In 1969, Gordy’s company decided to take a ride on the progressive rock bandwagon and launched a new subsidiary label called Rare Earth. When they signed a local band called the Sunliners to join the roster, the group swiftly switched names and actually became Rare Earth. They quickly set out their stall—soul music wrapped in a rock coating and with “Get Ready”, Smokey Robinson’s tune which provided a hit for the Temptations, extended to a whole album side, they indicated that the three minute black pop formula was not really their thing.

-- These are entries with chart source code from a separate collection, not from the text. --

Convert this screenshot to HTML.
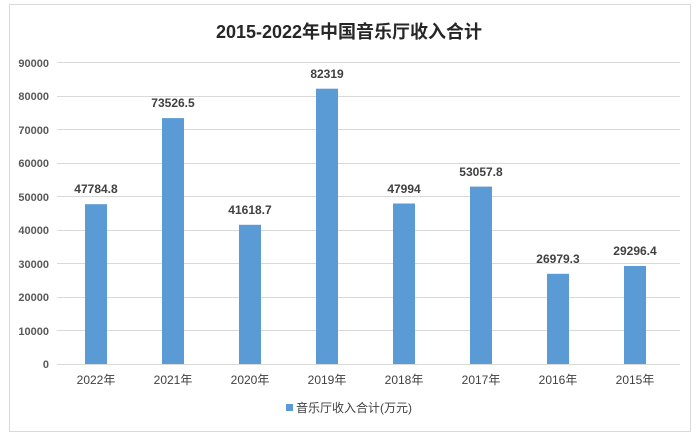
<!DOCTYPE html>
<html><head><meta charset="utf-8"><style>
body{margin:0;background:#fff;}
svg text{font-family:"Liberation Sans","Noto Sans CJK SC",sans-serif;}
</style></head><body>
<svg width="699" height="441" xmlns="http://www.w3.org/2000/svg">
<rect x="9.5" y="4.5" width="681" height="427" fill="#fff" stroke="#d9d9d9"/>
<text x="349" y="38" text-anchor="middle" font-size="18" font-weight="bold" fill="#262626">2015-2022年中国音乐厅收入合计</text>
<g stroke="#d9d9d9" stroke-width="1">
<line x1="57" x2="680" y1="62.5" y2="62.5"/>
<line x1="57" x2="680" y1="96.5" y2="96.5"/>
<line x1="57" x2="680" y1="129.5" y2="129.5"/>
<line x1="57" x2="680" y1="163.5" y2="163.5"/>
<line x1="57" x2="680" y1="196.5" y2="196.5"/>
<line x1="57" x2="680" y1="230.5" y2="230.5"/>
<line x1="57" x2="680" y1="263.5" y2="263.5"/>
<line x1="57" x2="680" y1="297.5" y2="297.5"/>
<line x1="57" x2="680" y1="330.5" y2="330.5"/>
<line x1="57" x2="680" y1="364.5" y2="364.5"/>
</g>
<g font-size="11" fill="#595959" text-anchor="end" font-weight="bold">
<text x="49" y="67">90000</text><text x="49" y="100">80000</text><text x="49" y="134">70000</text>
<text x="49" y="167">60000</text><text x="49" y="201">50000</text><text x="49" y="234">40000</text>
<text x="49" y="268">30000</text><text x="49" y="301">20000</text><text x="49" y="335">10000</text>
<text x="49" y="368">0</text>
</g>
<g fill="#5b9bd5">
<rect x="85" y="204.2" width="22" height="159.8"/>
<rect x="162" y="118.1" width="22" height="245.9"/>
<rect x="239" y="224.8" width="22" height="139.2"/>
<rect x="316" y="88.7" width="22" height="275.3"/>
<rect x="393" y="203.5" width="22" height="160.5"/>
<rect x="470" y="186.6" width="22" height="177.4"/>
<rect x="547" y="273.8" width="22" height="90.2"/>
<rect x="624" y="266" width="22" height="98"/>
</g>
<g font-size="12" font-weight="bold" fill="#404040" text-anchor="middle">
<text x="96" y="193">47784.8</text><text x="173" y="107">73526.5</text>
<text x="250" y="214">41618.7</text><text x="327" y="78">82319</text>
<text x="404" y="193">47994</text><text x="481" y="176">53057.8</text>
<text x="558" y="263">26979.3</text><text x="635" y="255">29296.4</text>
</g>
<g font-size="12" fill="#404040" text-anchor="middle">
<text x="96" y="384">2022年</text><text x="173" y="384">2021年</text><text x="250" y="384">2020年</text>
<text x="327" y="384">2019年</text><text x="404" y="384">2018年</text><text x="481" y="384">2017年</text>
<text x="558" y="384">2016年</text><text x="635" y="384">2015年</text>
</g>
<rect x="286" y="404" width="7" height="7" fill="#5b9bd5"/>
<text x="296" y="412" font-size="12" fill="#404040">音乐厅收入合计(万元)</text>
</svg>
</body></html>
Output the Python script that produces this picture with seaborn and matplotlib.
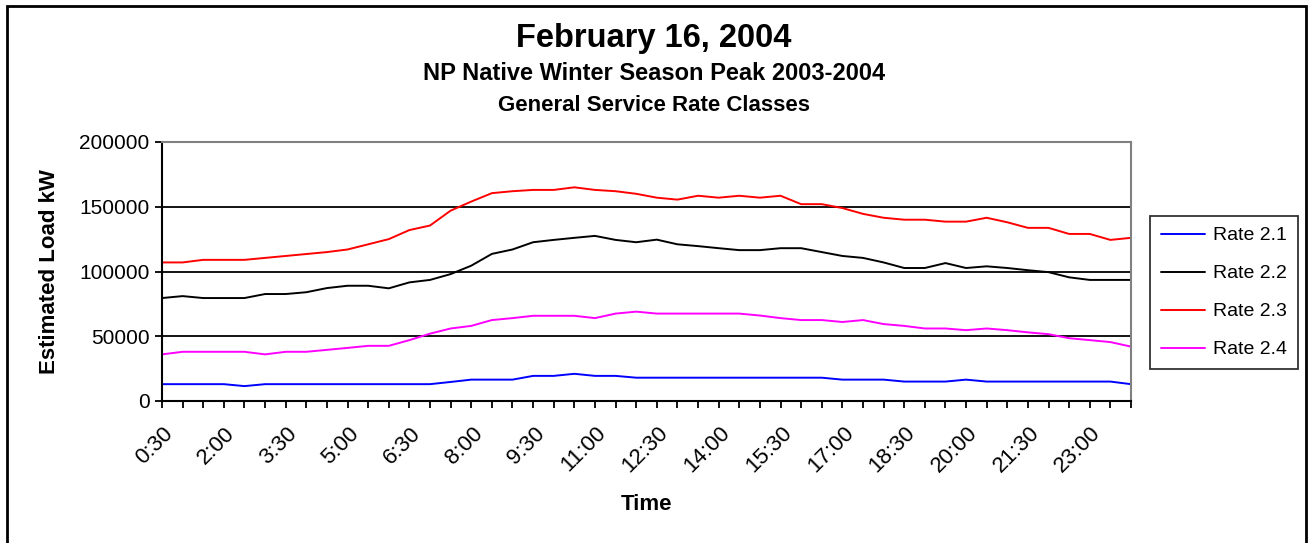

Thirty years on, “Get Ready” at well over 20 minutes, provides a rousing snapshot of the group in action, opening up their Best of…, one of a sequence of re-issues in a 20th Century Masters series. The performance recalls the progressive excesses of the period, more Cream or Iron Butterfly than Norman Whitfield symphony. Yet the musicianship is sharp and the vocal delivery gutsy even if the thought of one rock arrangement engaging the attention for that long now seems quaint and vaguely disagreeable.


The other songs gathered here are largely more manageable morsels with tracks like “I Just Want to Celebrate” and “Born to Wander”, both singles that even turned up on Motown greatest hits sets in the early Seventies. Covers of “(I Know) I’m Losing You”, another Tempts’ number, and the Ray Charles standard “What’d I Say” fare less well and raise questions about the viability of the rock-soul crossover. “Hey Big Brother”, however, sounds fine, a slice so reminiscent of Sylvester Stewart that you have to check you haven’t slipped on a Family Stone collection instead.


The sleeve notes point out that Rare Earth are not a forgotten combo—NWA and Beck have sampled the band, Ford have utilised their work in an ad campaign and the movie Three Kings featured snippets of one of the hits included here—yet it is hard not to categorise them as anything but a period piece. Black and white music may share a bed more often these days—think of rapcore—but those early collaborations tended to reveal the shortcomings of such a generic marriage rather than its potential.